» **SET PROBLEM**:
Set down the data below without change, skipping the pictures it holds.

» **DATA SEGMENT**:
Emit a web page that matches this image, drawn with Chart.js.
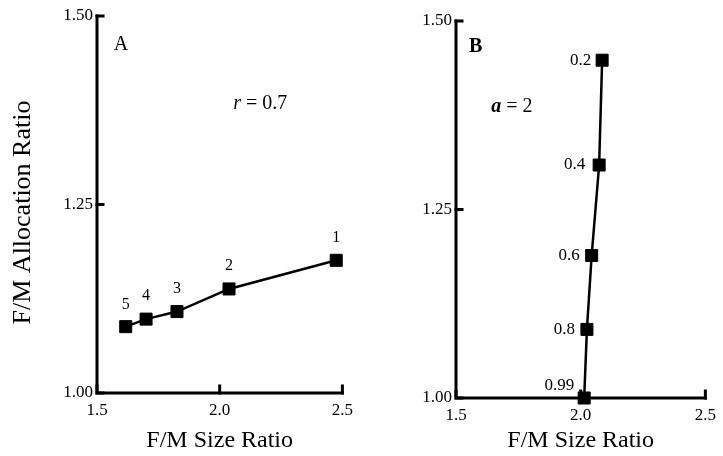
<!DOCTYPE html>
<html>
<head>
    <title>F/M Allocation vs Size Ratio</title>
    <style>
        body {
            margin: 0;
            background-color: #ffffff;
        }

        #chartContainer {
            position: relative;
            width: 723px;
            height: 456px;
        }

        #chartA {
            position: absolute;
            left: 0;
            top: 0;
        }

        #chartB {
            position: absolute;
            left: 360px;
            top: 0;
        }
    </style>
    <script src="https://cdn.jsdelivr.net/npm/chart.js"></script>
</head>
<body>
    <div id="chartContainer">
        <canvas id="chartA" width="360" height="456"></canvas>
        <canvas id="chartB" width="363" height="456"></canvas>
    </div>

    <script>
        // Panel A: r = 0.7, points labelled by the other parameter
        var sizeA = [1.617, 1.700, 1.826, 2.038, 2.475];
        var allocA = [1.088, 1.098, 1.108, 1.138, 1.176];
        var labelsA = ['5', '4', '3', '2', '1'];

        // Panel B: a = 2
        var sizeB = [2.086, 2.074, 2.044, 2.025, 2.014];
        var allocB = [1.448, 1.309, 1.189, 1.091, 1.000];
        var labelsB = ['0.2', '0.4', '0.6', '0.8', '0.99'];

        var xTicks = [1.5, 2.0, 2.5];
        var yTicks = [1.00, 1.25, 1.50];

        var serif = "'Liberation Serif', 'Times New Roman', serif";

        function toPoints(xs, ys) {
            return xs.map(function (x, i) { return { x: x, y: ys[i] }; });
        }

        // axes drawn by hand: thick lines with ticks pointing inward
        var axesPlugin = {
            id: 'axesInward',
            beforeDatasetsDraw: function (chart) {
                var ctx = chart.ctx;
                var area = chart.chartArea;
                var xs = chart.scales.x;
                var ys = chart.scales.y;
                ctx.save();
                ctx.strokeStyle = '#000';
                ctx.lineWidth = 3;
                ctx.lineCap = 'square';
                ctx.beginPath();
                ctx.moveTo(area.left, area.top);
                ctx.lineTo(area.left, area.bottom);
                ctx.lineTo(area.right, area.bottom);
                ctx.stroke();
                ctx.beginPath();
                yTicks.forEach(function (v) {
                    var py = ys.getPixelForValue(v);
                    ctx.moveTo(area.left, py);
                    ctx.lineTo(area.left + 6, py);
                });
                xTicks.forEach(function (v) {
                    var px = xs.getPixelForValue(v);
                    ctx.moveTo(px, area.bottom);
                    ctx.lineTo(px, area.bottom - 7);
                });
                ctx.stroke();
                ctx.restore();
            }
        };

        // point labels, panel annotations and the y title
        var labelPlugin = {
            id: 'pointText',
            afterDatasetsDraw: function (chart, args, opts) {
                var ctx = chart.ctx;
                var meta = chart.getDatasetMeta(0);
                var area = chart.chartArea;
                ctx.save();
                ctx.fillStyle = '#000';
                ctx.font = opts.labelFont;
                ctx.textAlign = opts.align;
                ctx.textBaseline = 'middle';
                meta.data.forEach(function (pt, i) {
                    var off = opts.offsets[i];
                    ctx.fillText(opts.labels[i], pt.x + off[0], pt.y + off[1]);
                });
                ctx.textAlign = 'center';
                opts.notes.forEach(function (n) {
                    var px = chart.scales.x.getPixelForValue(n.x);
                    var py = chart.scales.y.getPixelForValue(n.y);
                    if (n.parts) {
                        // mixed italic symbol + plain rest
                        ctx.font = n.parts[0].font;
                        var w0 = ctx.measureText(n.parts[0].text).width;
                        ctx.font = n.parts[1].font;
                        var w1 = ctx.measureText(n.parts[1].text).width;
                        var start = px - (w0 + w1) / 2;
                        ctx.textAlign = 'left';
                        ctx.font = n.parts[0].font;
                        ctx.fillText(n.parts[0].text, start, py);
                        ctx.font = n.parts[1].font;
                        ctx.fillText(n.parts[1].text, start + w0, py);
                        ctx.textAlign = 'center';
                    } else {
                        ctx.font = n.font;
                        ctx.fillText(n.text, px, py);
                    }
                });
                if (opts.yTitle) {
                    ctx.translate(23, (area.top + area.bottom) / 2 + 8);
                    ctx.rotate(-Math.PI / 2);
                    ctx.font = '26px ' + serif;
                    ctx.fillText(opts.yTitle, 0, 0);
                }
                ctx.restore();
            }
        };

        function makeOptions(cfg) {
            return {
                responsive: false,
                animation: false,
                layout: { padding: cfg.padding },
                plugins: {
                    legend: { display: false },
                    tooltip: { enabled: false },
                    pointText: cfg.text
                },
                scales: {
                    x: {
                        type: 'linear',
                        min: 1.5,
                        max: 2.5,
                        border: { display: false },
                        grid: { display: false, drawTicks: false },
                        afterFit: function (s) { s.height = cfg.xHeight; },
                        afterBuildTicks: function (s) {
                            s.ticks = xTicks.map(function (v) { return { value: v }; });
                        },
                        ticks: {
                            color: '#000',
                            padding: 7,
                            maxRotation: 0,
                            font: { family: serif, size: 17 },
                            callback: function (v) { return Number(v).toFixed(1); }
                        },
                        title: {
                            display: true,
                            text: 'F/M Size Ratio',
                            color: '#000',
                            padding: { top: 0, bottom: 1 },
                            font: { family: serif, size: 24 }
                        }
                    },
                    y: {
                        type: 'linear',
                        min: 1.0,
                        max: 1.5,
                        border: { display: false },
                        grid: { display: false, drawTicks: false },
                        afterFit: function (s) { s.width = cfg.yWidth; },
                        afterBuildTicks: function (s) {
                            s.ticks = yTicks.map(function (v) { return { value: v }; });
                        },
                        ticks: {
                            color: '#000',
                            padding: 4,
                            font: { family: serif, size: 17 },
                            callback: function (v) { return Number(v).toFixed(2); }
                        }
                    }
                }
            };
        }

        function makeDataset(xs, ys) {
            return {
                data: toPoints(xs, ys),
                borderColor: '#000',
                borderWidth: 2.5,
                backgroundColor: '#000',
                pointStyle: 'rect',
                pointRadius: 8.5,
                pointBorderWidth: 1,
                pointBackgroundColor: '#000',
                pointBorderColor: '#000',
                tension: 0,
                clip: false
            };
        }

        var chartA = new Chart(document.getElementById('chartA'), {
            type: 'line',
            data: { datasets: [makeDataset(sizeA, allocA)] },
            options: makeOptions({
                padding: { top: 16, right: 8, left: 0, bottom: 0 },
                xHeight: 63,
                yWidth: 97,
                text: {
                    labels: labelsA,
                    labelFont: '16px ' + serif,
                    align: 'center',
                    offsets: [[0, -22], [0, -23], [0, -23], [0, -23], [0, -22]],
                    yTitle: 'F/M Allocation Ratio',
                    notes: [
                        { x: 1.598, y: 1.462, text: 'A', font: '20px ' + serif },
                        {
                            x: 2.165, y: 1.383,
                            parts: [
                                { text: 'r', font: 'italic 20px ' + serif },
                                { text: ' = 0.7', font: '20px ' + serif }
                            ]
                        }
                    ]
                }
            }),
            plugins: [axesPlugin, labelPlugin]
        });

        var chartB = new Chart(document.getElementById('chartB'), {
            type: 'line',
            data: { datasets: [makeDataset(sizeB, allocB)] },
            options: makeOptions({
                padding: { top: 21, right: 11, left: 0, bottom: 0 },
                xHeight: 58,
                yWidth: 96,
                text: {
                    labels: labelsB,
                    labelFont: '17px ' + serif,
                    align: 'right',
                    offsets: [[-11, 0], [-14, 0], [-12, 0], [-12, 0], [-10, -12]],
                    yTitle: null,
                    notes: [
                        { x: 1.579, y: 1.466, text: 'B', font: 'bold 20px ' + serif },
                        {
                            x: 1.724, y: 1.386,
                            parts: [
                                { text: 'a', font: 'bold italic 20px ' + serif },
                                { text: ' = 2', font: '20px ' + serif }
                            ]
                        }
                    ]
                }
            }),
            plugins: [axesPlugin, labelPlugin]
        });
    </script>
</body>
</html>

» **RESULT OF THE TASK**:
Emit a web page that matches this image, drawn with Chart.js.
<!DOCTYPE html>
<html>
<head>
    <title>F/M Allocation vs Size Ratio</title>
    <style>
        body {
            margin: 0;
            background-color: #ffffff;
        }

        #chartContainer {
            position: relative;
            width: 723px;
            height: 456px;
        }

        #chartA {
            position: absolute;
            left: 0;
            top: 0;
        }

        #chartB {
            position: absolute;
            left: 360px;
            top: 0;
        }
    </style>
    <script src="https://cdn.jsdelivr.net/npm/chart.js"></script>
</head>
<body>
    <div id="chartContainer">
        <canvas id="chartA" width="360" height="456"></canvas>
        <canvas id="chartB" width="363" height="456"></canvas>
    </div>

    <script>
        // Panel A: r = 0.7, points labelled by the other parameter
        var sizeA = [1.617, 1.700, 1.826, 2.038, 2.475];
        var allocA = [1.088, 1.098, 1.108, 1.138, 1.176];
        var labelsA = ['5', '4', '3', '2', '1'];

        // Panel B: a = 2
        var sizeB = [2.086, 2.074, 2.044, 2.025, 2.014];
        var allocB = [1.448, 1.309, 1.189, 1.091, 1.000];
        var labelsB = ['0.2', '0.4', '0.6', '0.8', '0.99'];

        var xTicks = [1.5, 2.0, 2.5];
        var yTicks = [1.00, 1.25, 1.50];

        var serif = "'Liberation Serif', 'Times New Roman', serif";

        function toPoints(xs, ys) {
            return xs.map(function (x, i) { return { x: x, y: ys[i] }; });
        }

        // axes drawn by hand: thick lines with ticks pointing inward
        var axesPlugin = {
            id: 'axesInward',
            beforeDatasetsDraw: function (chart) {
                var ctx = chart.ctx;
                var area = chart.chartArea;
                var xs = chart.scales.x;
                var ys = chart.scales.y;
                ctx.save();
                ctx.strokeStyle = '#000';
                ctx.lineWidth = 3;
                ctx.lineCap = 'square';
                ctx.beginPath();
                ctx.moveTo(area.left, area.top);
                ctx.lineTo(area.left, area.bottom);
                ctx.lineTo(area.right, area.bottom);
                ctx.stroke();
                ctx.beginPath();
                yTicks.forEach(function (v) {
                    var py = ys.getPixelForValue(v);
                    ctx.moveTo(area.left, py);
                    ctx.lineTo(area.left + 6, py);
                });
                xTicks.forEach(function (v) {
                    var px = xs.getPixelForValue(v);
                    ctx.moveTo(px, area.bottom);
                    ctx.lineTo(px, area.bottom - 7);
                });
                ctx.stroke();
                ctx.restore();
            }
        };

        // point labels, panel annotations and the y title
        var labelPlugin = {
            id: 'pointText',
            afterDatasetsDraw: function (chart, args, opts) {
                var ctx = chart.ctx;
                var meta = chart.getDatasetMeta(0);
                var area = chart.chartArea;
                ctx.save();
                ctx.fillStyle = '#000';
                ctx.font = opts.labelFont;
                ctx.textAlign = opts.align;
                ctx.textBaseline = 'middle';
                meta.data.forEach(function (pt, i) {
                    var off = opts.offsets[i];
                    ctx.fillText(opts.labels[i], pt.x + off[0], pt.y + off[1]);
                });
                ctx.textAlign = 'center';
                opts.notes.forEach(function (n) {
                    var px = chart.scales.x.getPixelForValue(n.x);
                    var py = chart.scales.y.getPixelForValue(n.y);
                    if (n.parts) {
                        // mixed italic symbol + plain rest
                        ctx.font = n.parts[0].font;
                        var w0 = ctx.measureText(n.parts[0].text).width;
                        ctx.font = n.parts[1].font;
                        var w1 = ctx.measureText(n.parts[1].text).width;
                        var start = px - (w0 + w1) / 2;
                        ctx.textAlign = 'left';
                        ctx.font = n.parts[0].font;
                        ctx.fillText(n.parts[0].text, start, py);
                        ctx.font = n.parts[1].font;
                        ctx.fillText(n.parts[1].text, start + w0, py);
                        ctx.textAlign = 'center';
                    } else {
                        ctx.font = n.font;
                        ctx.fillText(n.text, px, py);
                    }
                });
                if (opts.yTitle) {
                    ctx.translate(23, (area.top + area.bottom) / 2 + 8);
                    ctx.rotate(-Math.PI / 2);
                    ctx.font = '26px ' + serif;
                    ctx.fillText(opts.yTitle, 0, 0);
                }
                ctx.restore();
            }
        };

        function makeOptions(cfg) {
            return {
                responsive: false,
                animation: false,
                layout: { padding: cfg.padding },
                plugins: {
                    legend: { display: false },
                    tooltip: { enabled: false },
                    pointText: cfg.text
                },
                scales: {
                    x: {
                        type: 'linear',
                        min: 1.5,
                        max: 2.5,
                        border: { display: false },
                        grid: { display: false, drawTicks: false },
                        afterFit: function (s) { s.height = cfg.xHeight; },
                        afterBuildTicks: function (s) {
                            s.ticks = xTicks.map(function (v) { return { value: v }; });
                        },
                        ticks: {
                            color: '#000',
                            padding: 7,
                            maxRotation: 0,
                            font: { family: serif, size: 17 },
                            callback: function (v) { return Number(v).toFixed(1); }
                        },
                        title: {
                            display: true,
                            text: 'F/M Size Ratio',
                            color: '#000',
                            padding: { top: 0, bottom: 1 },
                            font: { family: serif, size: 24 }
                        }
                    },
                    y: {
                        type: 'linear',
                        min: 1.0,
                        max: 1.5,
                        border: { display: false },
                        grid: { display: false, drawTicks: false },
                        afterFit: function (s) { s.width = cfg.yWidth; },
                        afterBuildTicks: function (s) {
                            s.ticks = yTicks.map(function (v) { return { value: v }; });
                        },
                        ticks: {
                            color: '#000',
                            padding: 4,
                            font: { family: serif, size: 17 },
                            callback: function (v) { return Number(v).toFixed(2); }
                        }
                    }
                }
            };
        }

        function makeDataset(xs, ys) {
            return {
                data: toPoints(xs, ys),
                borderColor: '#000',
                borderWidth: 2.5,
                backgroundColor: '#000',
                pointStyle: 'rect',
                pointRadius: 8.5,
                pointBorderWidth: 1,
                pointBackgroundColor: '#000',
                pointBorderColor: '#000',
                tension: 0,
                clip: false
            };
        }

        var chartA = new Chart(document.getElementById('chartA'), {
            type: 'line',
            data: { datasets: [makeDataset(sizeA, allocA)] },
            options: makeOptions({
                padding: { top: 16, right: 8, left: 0, bottom: 0 },
                xHeight: 63,
                yWidth: 97,
                text: {
                    labels: labelsA,
                    labelFont: '16px ' + serif,
                    align: 'center',
                    offsets: [[0, -22], [0, -23], [0, -23], [0, -23], [0, -22]],
                    yTitle: 'F/M Allocation Ratio',
                    notes: [
                        { x: 1.598, y: 1.462, text: 'A', font: '20px ' + serif },
                        {
                            x: 2.165, y: 1.383,
                            parts: [
                                { text: 'r', font: 'italic 20px ' + serif },
                                { text: ' = 0.7', font: '20px ' + serif }
                            ]
                        }
                    ]
                }
            }),
            plugins: [axesPlugin, labelPlugin]
        });

        var chartB = new Chart(document.getElementById('chartB'), {
            type: 'line',
            data: { datasets: [makeDataset(sizeB, allocB)] },
            options: makeOptions({
                padding: { top: 21, right: 11, left: 0, bottom: 0 },
                xHeight: 58,
                yWidth: 96,
                text: {
                    labels: labelsB,
                    labelFont: '17px ' + serif,
                    align: 'right',
                    offsets: [[-11, 0], [-14, 0], [-12, 0], [-12, 0], [-10, -12]],
                    yTitle: null,
                    notes: [
                        { x: 1.579, y: 1.466, text: 'B', font: 'bold 20px ' + serif },
                        {
                            x: 1.724, y: 1.386,
                            parts: [
                                { text: 'a', font: 'bold italic 20px ' + serif },
                                { text: ' = 2', font: '20px ' + serif }
                            ]
                        }
                    ]
                }
            }),
            plugins: [axesPlugin, labelPlugin]
        });
    </script>
</body>
</html>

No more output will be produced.